Addiction Community’s Influence Over Corporate Responsibility Grows

From Join Together:

Anheuser-Busch’s recent decision to pull its fruity Spykes drink mixers from the market represents the latest in a series of significant victories by the addiction field in confronting what advocates consider irresponsible marketing by big corporations.

After weeks of escalating complaints by public-health groups such as the Center for Science in the Public Interest (CSPI), the Marin Institute, Community Anti-Drug Coalitions of America and the Oregon Partnership, as well as a coalition of state attorneys general, Anheuser-Busch announced on May 17 that it was withdrawing Spykes from the market. The company continued to dispute assertions that Spykes was marketed to children, but company chairman August Busch acknowledged that parental concerns played a role in the decision to yank the product.

Many of the same groups were involved in a previous (and successful) advocacy campaign that resulted in Anheuser-Busch withdrawing “Bud Pong” games from the marketplace and ending its sponsorship of “Beer Pong” tournaments. Addiction activists complained that drinking games like Bud Pong, Beer Pong, and “Shots and Ladders” encouraged binge drinking and underage alcohol use.

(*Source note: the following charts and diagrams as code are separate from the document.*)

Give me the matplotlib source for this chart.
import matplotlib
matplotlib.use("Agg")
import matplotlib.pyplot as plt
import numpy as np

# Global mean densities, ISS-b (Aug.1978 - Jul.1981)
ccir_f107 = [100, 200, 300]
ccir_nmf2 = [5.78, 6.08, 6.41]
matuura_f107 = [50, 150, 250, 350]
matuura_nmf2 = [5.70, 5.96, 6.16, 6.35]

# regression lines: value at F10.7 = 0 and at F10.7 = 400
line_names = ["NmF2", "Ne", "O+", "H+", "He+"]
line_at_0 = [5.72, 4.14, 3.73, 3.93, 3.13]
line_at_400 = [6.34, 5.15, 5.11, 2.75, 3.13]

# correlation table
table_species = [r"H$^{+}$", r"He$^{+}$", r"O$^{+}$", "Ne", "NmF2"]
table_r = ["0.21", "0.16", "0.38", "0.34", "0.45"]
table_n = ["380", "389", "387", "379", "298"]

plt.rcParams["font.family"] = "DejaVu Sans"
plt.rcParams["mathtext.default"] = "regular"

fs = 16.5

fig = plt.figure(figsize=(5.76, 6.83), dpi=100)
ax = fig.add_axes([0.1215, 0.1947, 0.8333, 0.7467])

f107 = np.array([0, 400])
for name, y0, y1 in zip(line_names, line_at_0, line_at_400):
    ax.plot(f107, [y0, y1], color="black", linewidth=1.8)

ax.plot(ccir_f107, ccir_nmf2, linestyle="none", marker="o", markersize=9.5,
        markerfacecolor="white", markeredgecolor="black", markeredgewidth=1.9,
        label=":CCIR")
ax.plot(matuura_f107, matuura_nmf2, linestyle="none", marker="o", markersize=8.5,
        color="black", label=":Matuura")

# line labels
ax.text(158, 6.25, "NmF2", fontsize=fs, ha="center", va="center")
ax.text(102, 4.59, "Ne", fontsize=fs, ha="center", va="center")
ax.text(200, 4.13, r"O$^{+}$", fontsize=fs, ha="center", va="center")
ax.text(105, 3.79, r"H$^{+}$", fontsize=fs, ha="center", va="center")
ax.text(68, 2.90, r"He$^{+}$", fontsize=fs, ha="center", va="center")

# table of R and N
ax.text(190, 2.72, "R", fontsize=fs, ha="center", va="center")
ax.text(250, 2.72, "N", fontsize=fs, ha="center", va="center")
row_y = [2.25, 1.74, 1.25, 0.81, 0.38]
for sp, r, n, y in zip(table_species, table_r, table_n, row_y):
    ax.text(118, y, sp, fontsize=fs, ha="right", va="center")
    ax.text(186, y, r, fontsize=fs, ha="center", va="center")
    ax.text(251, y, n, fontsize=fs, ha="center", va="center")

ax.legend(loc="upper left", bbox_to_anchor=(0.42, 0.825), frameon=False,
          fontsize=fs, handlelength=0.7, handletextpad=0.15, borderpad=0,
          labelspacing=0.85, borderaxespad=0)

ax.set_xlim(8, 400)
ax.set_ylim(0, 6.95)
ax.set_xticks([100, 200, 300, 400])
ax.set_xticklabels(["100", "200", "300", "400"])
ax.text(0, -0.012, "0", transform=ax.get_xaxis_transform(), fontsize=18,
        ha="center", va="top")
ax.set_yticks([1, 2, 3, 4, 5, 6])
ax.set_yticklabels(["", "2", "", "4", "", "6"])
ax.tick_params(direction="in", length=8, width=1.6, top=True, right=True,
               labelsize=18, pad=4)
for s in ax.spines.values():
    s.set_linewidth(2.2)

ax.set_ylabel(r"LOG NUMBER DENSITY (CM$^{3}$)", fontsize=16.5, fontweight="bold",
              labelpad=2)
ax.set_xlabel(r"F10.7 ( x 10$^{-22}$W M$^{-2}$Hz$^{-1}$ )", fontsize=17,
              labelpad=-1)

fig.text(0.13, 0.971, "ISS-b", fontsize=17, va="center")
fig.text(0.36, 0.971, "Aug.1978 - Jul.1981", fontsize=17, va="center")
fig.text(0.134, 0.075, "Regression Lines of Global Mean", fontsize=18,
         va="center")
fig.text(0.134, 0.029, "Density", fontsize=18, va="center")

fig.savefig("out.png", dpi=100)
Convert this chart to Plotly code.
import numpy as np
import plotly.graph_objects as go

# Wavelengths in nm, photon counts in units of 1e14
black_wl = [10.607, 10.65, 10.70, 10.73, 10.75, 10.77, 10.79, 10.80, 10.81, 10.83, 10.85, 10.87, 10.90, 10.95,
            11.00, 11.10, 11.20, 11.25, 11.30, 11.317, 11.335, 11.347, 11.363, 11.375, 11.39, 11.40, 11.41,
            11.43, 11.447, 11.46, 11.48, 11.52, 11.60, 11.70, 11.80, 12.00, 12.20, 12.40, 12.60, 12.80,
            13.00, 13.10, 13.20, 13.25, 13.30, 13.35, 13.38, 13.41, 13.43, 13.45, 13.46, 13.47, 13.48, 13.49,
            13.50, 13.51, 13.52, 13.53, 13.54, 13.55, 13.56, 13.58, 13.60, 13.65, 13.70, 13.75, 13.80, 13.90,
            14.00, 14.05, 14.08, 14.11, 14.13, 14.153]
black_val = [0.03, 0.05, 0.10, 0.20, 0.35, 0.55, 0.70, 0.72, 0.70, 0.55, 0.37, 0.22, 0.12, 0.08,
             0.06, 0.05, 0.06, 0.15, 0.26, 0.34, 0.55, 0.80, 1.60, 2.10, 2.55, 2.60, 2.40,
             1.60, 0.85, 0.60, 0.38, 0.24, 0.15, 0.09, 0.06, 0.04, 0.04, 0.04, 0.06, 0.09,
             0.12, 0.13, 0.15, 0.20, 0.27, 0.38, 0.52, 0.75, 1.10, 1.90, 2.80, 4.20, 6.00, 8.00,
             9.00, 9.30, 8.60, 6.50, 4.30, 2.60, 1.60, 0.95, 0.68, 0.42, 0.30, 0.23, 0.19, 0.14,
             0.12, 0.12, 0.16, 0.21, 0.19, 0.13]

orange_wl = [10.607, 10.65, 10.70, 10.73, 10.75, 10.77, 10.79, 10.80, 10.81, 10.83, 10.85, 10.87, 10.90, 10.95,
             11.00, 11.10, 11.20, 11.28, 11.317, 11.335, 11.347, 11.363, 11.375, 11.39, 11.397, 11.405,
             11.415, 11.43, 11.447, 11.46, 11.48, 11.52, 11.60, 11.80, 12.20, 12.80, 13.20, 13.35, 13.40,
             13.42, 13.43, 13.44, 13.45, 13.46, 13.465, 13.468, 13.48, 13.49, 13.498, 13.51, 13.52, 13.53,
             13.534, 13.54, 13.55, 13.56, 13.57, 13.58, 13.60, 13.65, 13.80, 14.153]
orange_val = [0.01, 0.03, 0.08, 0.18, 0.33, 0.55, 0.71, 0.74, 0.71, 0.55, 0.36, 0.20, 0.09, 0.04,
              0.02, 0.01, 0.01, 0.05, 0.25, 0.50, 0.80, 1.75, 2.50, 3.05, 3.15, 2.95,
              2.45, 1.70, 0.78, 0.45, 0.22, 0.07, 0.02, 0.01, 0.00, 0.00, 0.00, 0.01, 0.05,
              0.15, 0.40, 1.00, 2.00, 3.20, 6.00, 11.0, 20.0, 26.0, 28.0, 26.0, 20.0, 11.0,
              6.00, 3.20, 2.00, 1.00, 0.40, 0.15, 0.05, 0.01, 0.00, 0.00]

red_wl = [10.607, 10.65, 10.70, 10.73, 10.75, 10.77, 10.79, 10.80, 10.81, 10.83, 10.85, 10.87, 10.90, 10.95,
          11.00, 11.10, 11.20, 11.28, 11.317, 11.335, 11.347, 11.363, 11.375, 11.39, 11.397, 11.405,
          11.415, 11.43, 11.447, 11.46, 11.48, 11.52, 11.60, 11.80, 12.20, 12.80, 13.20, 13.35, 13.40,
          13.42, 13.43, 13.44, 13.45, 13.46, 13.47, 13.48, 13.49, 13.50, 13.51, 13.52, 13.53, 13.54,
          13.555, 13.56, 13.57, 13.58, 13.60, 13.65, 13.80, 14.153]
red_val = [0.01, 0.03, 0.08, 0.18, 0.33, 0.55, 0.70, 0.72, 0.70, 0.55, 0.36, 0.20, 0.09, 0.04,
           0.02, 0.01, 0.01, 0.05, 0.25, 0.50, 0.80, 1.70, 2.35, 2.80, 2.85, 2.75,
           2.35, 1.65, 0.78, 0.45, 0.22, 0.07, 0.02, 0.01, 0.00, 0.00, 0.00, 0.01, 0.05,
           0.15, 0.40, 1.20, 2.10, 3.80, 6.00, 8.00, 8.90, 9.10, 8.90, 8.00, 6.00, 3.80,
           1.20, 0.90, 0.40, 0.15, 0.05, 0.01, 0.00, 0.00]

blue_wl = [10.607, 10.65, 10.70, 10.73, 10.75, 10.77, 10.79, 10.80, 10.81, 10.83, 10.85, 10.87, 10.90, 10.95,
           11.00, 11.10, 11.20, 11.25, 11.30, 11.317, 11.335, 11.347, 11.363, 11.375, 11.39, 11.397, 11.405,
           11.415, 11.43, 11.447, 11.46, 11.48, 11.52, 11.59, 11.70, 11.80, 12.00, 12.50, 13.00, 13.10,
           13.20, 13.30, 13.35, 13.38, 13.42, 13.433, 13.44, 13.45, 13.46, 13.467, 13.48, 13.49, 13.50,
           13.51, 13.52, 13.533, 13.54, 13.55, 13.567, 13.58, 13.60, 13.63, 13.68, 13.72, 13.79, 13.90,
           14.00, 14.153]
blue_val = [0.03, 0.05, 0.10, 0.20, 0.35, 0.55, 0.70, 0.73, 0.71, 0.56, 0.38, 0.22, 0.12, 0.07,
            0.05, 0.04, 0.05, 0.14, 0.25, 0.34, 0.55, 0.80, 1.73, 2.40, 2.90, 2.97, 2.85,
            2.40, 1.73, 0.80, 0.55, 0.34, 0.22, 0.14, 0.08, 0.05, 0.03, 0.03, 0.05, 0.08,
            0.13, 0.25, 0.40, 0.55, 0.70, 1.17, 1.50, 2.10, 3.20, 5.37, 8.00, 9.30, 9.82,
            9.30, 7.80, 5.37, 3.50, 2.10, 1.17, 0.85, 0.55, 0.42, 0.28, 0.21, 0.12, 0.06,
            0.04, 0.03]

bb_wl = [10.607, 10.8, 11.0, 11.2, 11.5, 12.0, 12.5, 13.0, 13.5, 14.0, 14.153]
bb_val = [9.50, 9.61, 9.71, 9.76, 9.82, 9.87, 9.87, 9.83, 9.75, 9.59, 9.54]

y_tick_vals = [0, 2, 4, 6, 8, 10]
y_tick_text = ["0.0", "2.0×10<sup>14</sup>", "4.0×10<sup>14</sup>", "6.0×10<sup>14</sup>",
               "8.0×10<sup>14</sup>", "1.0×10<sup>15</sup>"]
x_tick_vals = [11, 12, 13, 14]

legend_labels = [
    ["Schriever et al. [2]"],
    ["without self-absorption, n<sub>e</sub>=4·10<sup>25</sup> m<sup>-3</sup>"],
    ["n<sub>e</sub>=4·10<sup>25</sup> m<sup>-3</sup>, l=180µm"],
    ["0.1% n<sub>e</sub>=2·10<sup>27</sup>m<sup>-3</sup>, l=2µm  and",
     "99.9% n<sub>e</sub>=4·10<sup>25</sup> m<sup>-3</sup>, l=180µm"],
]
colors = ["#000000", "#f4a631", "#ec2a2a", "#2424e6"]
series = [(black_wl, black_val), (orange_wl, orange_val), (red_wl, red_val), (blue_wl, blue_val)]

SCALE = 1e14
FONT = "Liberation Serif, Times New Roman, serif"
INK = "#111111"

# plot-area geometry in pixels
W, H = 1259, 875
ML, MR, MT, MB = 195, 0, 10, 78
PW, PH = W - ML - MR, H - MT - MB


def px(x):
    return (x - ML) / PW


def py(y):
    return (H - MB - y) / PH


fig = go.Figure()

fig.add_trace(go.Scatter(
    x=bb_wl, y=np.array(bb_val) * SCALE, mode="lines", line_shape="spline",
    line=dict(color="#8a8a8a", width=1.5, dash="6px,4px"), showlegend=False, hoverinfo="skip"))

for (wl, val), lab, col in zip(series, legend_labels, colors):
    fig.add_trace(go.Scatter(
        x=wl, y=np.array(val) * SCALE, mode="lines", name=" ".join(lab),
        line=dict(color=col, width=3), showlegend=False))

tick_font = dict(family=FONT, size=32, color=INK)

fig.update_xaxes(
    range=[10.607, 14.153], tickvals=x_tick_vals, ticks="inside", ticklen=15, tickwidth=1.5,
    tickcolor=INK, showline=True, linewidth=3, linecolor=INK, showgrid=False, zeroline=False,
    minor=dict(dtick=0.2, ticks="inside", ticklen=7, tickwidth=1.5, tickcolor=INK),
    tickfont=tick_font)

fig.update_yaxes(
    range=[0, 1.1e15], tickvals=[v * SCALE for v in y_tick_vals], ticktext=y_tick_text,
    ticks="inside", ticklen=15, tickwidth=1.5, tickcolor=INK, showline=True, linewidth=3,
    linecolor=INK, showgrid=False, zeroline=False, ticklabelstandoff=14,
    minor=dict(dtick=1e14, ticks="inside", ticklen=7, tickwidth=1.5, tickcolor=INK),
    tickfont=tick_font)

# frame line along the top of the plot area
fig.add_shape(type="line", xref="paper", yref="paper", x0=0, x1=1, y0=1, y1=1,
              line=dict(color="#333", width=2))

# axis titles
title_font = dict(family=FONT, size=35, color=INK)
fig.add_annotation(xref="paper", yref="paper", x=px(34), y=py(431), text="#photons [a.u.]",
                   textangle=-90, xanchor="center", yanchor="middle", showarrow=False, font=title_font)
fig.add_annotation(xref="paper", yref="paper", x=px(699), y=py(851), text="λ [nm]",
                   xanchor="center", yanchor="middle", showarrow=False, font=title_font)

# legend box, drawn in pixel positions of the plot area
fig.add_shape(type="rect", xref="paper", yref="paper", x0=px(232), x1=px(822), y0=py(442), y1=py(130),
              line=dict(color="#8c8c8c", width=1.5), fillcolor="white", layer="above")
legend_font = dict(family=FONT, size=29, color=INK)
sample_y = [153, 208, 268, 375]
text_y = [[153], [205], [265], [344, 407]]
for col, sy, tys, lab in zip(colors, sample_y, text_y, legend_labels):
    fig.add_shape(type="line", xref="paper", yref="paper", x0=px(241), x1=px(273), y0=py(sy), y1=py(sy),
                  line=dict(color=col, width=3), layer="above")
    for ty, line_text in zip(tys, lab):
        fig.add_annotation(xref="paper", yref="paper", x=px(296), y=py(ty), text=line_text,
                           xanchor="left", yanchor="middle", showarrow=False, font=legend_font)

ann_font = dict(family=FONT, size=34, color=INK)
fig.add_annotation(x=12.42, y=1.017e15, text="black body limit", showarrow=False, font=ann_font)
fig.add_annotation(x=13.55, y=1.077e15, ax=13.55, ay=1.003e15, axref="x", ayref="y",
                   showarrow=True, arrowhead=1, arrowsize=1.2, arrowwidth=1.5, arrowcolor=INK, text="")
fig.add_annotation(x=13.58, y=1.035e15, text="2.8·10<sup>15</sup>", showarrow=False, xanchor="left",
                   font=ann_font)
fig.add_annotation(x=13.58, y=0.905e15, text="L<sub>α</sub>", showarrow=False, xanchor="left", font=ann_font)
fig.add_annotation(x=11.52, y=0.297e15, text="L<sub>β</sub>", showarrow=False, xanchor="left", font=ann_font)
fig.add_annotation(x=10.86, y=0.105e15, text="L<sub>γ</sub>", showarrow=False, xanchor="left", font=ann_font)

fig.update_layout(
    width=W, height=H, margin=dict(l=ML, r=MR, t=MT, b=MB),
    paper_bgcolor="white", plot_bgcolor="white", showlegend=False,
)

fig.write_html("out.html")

The campaign, launched around the Christmas holidays, resulted in retailers like Target, Kohl’s, and Linens n’ Things halting sales of these games as well as another called “Drinko,” an alcohol-fueled version of TV’s “Plinko.” The Oregon Partnership also spearheaded a campaign to get beer-related t-shirts pulled from the shelves of Macy’s stores last October.

Read the rest here.

It’s worth noting that none of the groups mention are recovery advocacy groups, they’re all prevention groups.